Synchrotron radiation must be polarized, and the plane of polarization must be perpendicular to the magnetic line of force at the given point; the theoretical degree of polarization is very high—of the order of 70% (7). Since the magnetic lines of force of a unipolar field in the region of the cone of a cometary nebula have approximately the form of straight rays, its continuous radiation must, to a first approximation, be polarized radially with respect to the nucleus, and the degree of polarization must be fairly high.

What has been said is confirmed by the data of polarimetric studies carried out for NGC 2261 by E. E. Khachikyan (³) and N. A. Razmadze (⁸); they obtained radial polarization. The mean degree of polarization over the entire nebula proved to be, respectively, 16 and 19%, while at some points of the nebula it reached 50–60%. Thus, the results of polarimetric studies also speak in favor of the synchrotron nature of the glow of cometary nebulae.

The hypothesis of synchrotron radiation as the source of the glow of cometary nebulae also gives a satisfactory explanation of other phenomena observed in them, in particular, the formation in their spectra of emission lines and absorption lines.

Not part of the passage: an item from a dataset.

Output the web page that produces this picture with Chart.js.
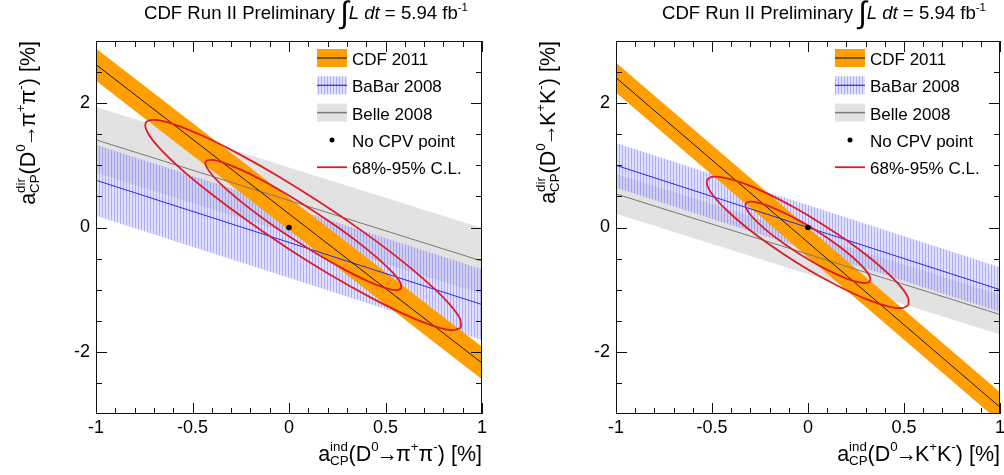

Byurakan Astrophysical Observatory
Academy of Sciences of the Armenian SSR

Received
3 IX 1959

CITED LITERATURE

¹ V. A. Ambartsumian, Communications of the Byurakan Observatory, 13, 3 (1954). ² G. A. Gurzadyan, DAN, 120, No. 4, 734 (1958). ³ E. E. Khachikyan, Communications of the Byurakan Observatory, 25, 67 (1958). ⁴ G. Cillié, M.N., 92, 771 (1936). ⁵ J. Greenstein, Ap. J., 107, 375 (1948). ⁶ V. A. Ambartsumian, E. R. Mustel, A. B. Severnyi, V. V. Sobolev, Theoretical Astrophysics, Moscow, 1952. ⁷ G. M. Garibyan, I. I. Goldman, Izv. AN ArmSSR, ser. phys.-matem. natural and technical sciences, 7, 31 (1954). ⁸ N. A. Razmadze, Bull. Abastuman Observatory, No. 25 (1959).